OnePipeline Notification Center

The new notification center houses not only build alerts, but any pipeline related alerts such as system failures and PAR violations. Users can sort through all their alerts, by date and access their builds directly.

Notification Drop Down

Our notification drop down features opens up when you click on the bell icon on the top left and opens to show you read and unread notifications. We wanted to build it with a similar experience to our notification center to remove any confusion.

Notification Settings

During our usability tests, we cross checked with our research gathered about alerts to make sure we understood what content was being communicated, what sources we needed to focus on and the frequency of our alerts.

Validation

Concept and Usability Testing

I conducted a short concept test with 20 users to make sure our alerting banner best fit the mental modal for our users - our current application UI had a few existing banners so we wanted to make sure not to create any banner fatigue.

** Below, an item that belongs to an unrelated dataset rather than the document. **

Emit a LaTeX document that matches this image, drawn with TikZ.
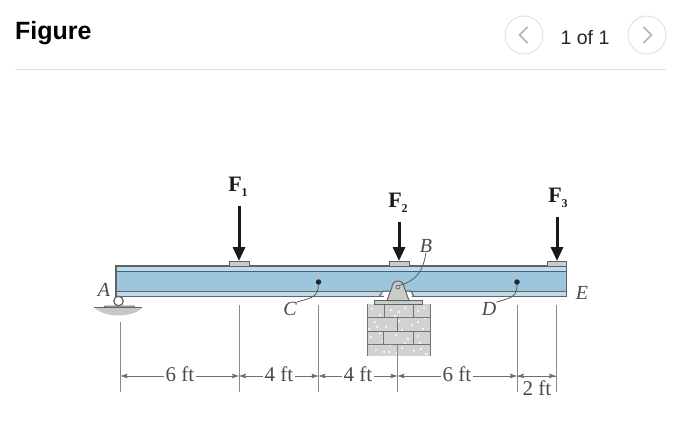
\documentclass[tikz,border=0pt]{standalone}
\usepackage{fontspec}
\setmainfont{Liberation Serif}
\newfontfamily\uifont{Liberation Sans}
\usetikzlibrary{arrows.meta,calc}
\definecolor{inkc}{HTML}{4A4A4A}
\definecolor{webc}{HTML}{9DC6DD}
\definecolor{flangec}{HTML}{C3DAE6}
\definecolor{tealc}{HTML}{2E6B80}
\definecolor{edgec}{HTML}{5E6468}
\definecolor{dimc}{HTML}{8A8A8A}
\definecolor{brickc}{HTML}{D2D2D2}
\definecolor{platec}{HTML}{C9CDC9}
\tikzset{
  force/.style={line width=3pt,black!90,-{Triangle[length=14pt,width=12pt]}},
  plate/.style={draw=edgec,line width=1pt,fill=platec},
  dimtext/.style={font=\fontsize{21}{22}\selectfont,text=inkc,inner sep=1.5pt},
  ptlabel/.style={font=\fontsize{20}{21}\itshape\selectfont,text=inkc,inner sep=0pt},
  forcelabel/.style={font=\fontsize{22}{23}\bfseries\selectfont,text=black!90,inner sep=0pt},
  extline/.style={draw=dimc,line width=0.9pt},
  dimline/.style={draw=dimc!80!black,line width=0.8pt,-{Stealth[length=7pt,width=4.5pt,inset=1pt]}},
  leader/.style={draw=inkc!90,line width=0.8pt},
  brickline/.style={draw=black!55,line width=0.8pt},
  navcircle/.style={circle,draw=black!12,line width=0.9pt,minimum size=38pt,inner sep=0pt},
  chevron/.style={draw=black!30,line width=1.7pt},
  speck/.style={fill=white,draw=none}
}
\begin{document}
\begin{tikzpicture}[x=1pt,y=-1pt]
\useasboundingbox (0,0) rectangle (678,426);
\fill[white] (0,0) rectangle (678,426);
% header
\node[anchor=west,inner sep=0pt,font=\uifont\bfseries\fontsize{25}{27}\selectfont] (title) at (15,33) {Figure};
\node[font=\uifont\fontsize{19.5}{21}\selectfont,text=black!85,inner sep=0pt] (pager) at (585,38) {1 of 1};
\node[navcircle] (prev) at (524,35) {};
\node[navcircle] (next) at (647,35) {};
\draw[chevron] ($(prev)+(3.5,-8)$) -- ($(prev)+(-4.5,0)$) -- ($(prev)+(3.5,8)$);
\draw[chevron] ($(next)+(-3.5,-8)$) -- ($(next)+(4.5,0)$) -- ($(next)+(-3.5,8)$);
\draw[black!13,line width=0.9pt] (15,69) -- (666,69);
% extension lines
\coordinate (xa) at (120.5,376);
\coordinate (xf1) at (239,376);
\coordinate (xc) at (318.5,376);
\coordinate (xb) at (397.5,376);
\coordinate (xd) at (517,376);
\coordinate (xe) at (556,376);
\draw[extline] (120.5,322) -- (120.5,392);
\draw[extline] (239,305) -- (239,392);
\draw[extline] (318.5,305) -- (318.5,392);
\draw[extline] (517,305) -- (517,392);
\draw[extline] (556,305) -- (556,392);
% bricks
\fill[brickc] (367,304) rectangle (430,356);
\foreach \x/\y in {372/309,380/315,391/310,405/308,418/311,425/318,375/322,386/327,399/321,412/325,423/329,371/337,383/341,396/335,408/339,420/343,376/350,389/352,402/348,414/351,426/354,395/316,410/317,369/329,402/330,380/333,418/336,390/345,372/345,424/308,399/312,377/327,418/322,405/343,384/352,397/353,421/349}
  \fill[speck] (\x,\y) circle (1.1);
\draw[brickline] (367,304) -- (367,356);
\draw[brickline] (430,304) -- (430,356);
\draw[brickline] (367,317.5) -- (430,317.5) (367,331) -- (430,331) (367,344.5) -- (430,344.5);
\draw[brickline] (384,304) -- (384,317.5) (413.5,304) -- (413.5,317.5)
  (397.5,317.5) -- (397.5,331)
  (383.5,331) -- (383.5,344.5) (413.5,331) -- (413.5,344.5);
\draw[extline] (397.5,344.5) -- (397.5,392);
% beam
\fill[flangec] (116,266) rectangle (566.5,296.5);
\fill[webc] (116,272) rectangle (566.5,291);
\draw[tealc,line width=1.3pt] (116,271.5) -- (566.5,271.5);
\draw[edgec,line width=0.8pt] (116,291) -- (566.5,291);
\draw[edgec,line width=1.2pt] (116,296.5) -- (566.5,296.5) -- (566.5,266) -- (116,266) -- cycle;
% plates
\draw[plate] (229,266) -- (229,261.5) -- (249,261.5) -- (249,266);
\draw[plate] (389,266) -- (389,261.5) -- (409,261.5) -- (409,266);
\draw[plate] (547,266) -- (547,261.5) -- (566.5,261.5) -- (566.5,266);
% pin support
\fill[white] (381,291.6) -- (385,298) -- (412,298) -- (411,291.6) -- cycle;
\draw[edgec,line width=1pt] (379,296.5) -- (383,291) -- (390,291) (405,291) -- (411,291) -- (414,296.5);
\draw[plate] (374,304) -- (374,300.5) -- (422,300.5) -- (422,304) -- cycle;
\draw[draw=edgec,line width=1pt,fill=platec] (387,300.5) -- (392,287) arc[start angle=180,end angle=360,radius=6] -- (409,300.5) -- cycle;
\node[circle,draw=edgec,line width=0.7pt,fill=black!20,minimum size=4pt,inner sep=0pt] (pin) at (398,287) {};
% roller
\node[circle,draw=edgec,line width=1.2pt,fill=white,minimum size=9.5pt,inner sep=0pt] (roller) at (118.5,301) {};
\fill[black!22] (95,308) .. controls (105,318) and (132,318) .. (142,308) -- cycle;
\draw[edgec,line width=1pt] (104,307) -- (106,306) -- (134,306) -- (134,307);
\draw[edgec,line width=1.2pt] (94,307.5) -- (142,307.5);
% forces
\coordinate (f1s) at (239,206); \coordinate (f1e) at (239,261);
\coordinate (f2s) at (399,222); \coordinate (f2e) at (399,261);
\coordinate (f3s) at (557,217); \coordinate (f3e) at (557,261);
\draw[force] (f1s) -- (f1e);
\draw[force] (f2s) -- (f2e);
\draw[force] (f3s) -- (f3e);
\node[forcelabel] (lf1) at (238,187) {F\raisebox{-5pt}{\fontsize{12}{12}\selectfont 1}};
\node[forcelabel] (lf2) at (398,203) {F\raisebox{-5pt}{\fontsize{12}{12}\selectfont 2}};
\node[forcelabel] (lf3) at (558,198) {F\raisebox{-5pt}{\fontsize{12}{12}\selectfont 3}};
% points
\node[circle,fill=black!85,minimum size=5.5pt,inner sep=0pt] (dotc) at (318.5,282) {};
\node[circle,fill=black!85,minimum size=5.5pt,inner sep=0pt] (dotd) at (517,282) {};
\node[ptlabel] (la) at (104,290) {A};
\node[ptlabel] (lb) at (426,246) {B};
\node[ptlabel] (lc) at (290,309) {C};
\node[ptlabel] (ld) at (489,309) {D};
\node[ptlabel] (le) at (582,293) {E};
\draw[leader] (dotc) .. controls (318,298) and (310,298) .. (lc.north east);
\draw[leader] (dotd) .. controls (517,298) and (509,298) .. (ld.north east);
\draw[leader] (lb.south) .. controls (423,270) and (418,280) .. (pin.north east);
% dimensions
\node[dimtext] (d1) at (180,374) {6 ft};
\node[dimtext] (d2) at (279,374) {4 ft};
\node[dimtext] (d3) at (358,374) {4 ft};
\node[dimtext] (d4) at (457,374) {6 ft};
\node[dimtext] (d5) at (537,388) {2 ft};
\draw[dimline] (d1.west |- xa) -- (xa);
\draw[dimline] (d1.east |- xa) -- (xf1);
\draw[dimline] (d2.west |- xa) -- (xf1);
\draw[dimline] (d2.east |- xa) -- (xc);
\draw[dimline] (d3.west |- xa) -- (xc);
\draw[dimline] (d3.east |- xa) -- (xb);
\draw[dimline] (d4.west |- xa) -- (xb);
\draw[dimline] (d4.east |- xa) -- (xd);
\draw[dimline] (xe) -- (xd);
\draw[dimline] (xd) -- (xe);
\end{tikzpicture}
\end{document}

We showed our users three concepts and had each of them vote and give feedback.

Results

After release - as per our tech initiative goals, we were quick to start measuring results and were extremely excited to see how well our new notification system fared.

Learnings


This experience taught me the importance of consistently keeping open lines of communication between different parties/external teams. Throughout the project, leadership would silo ideation meetings but not communicate outcomes which led to a lot of time spent working on deprecated ideas. I had to start grouping our communication processes on slack/JIRA (using my old scrum background) between leadership, external teams, and design team so we were passing the most updated changes and shifts in priority.

The organization of communication helped relay information faster - and brought our team out of working in siloed pockets by connecting with others that would further support our project.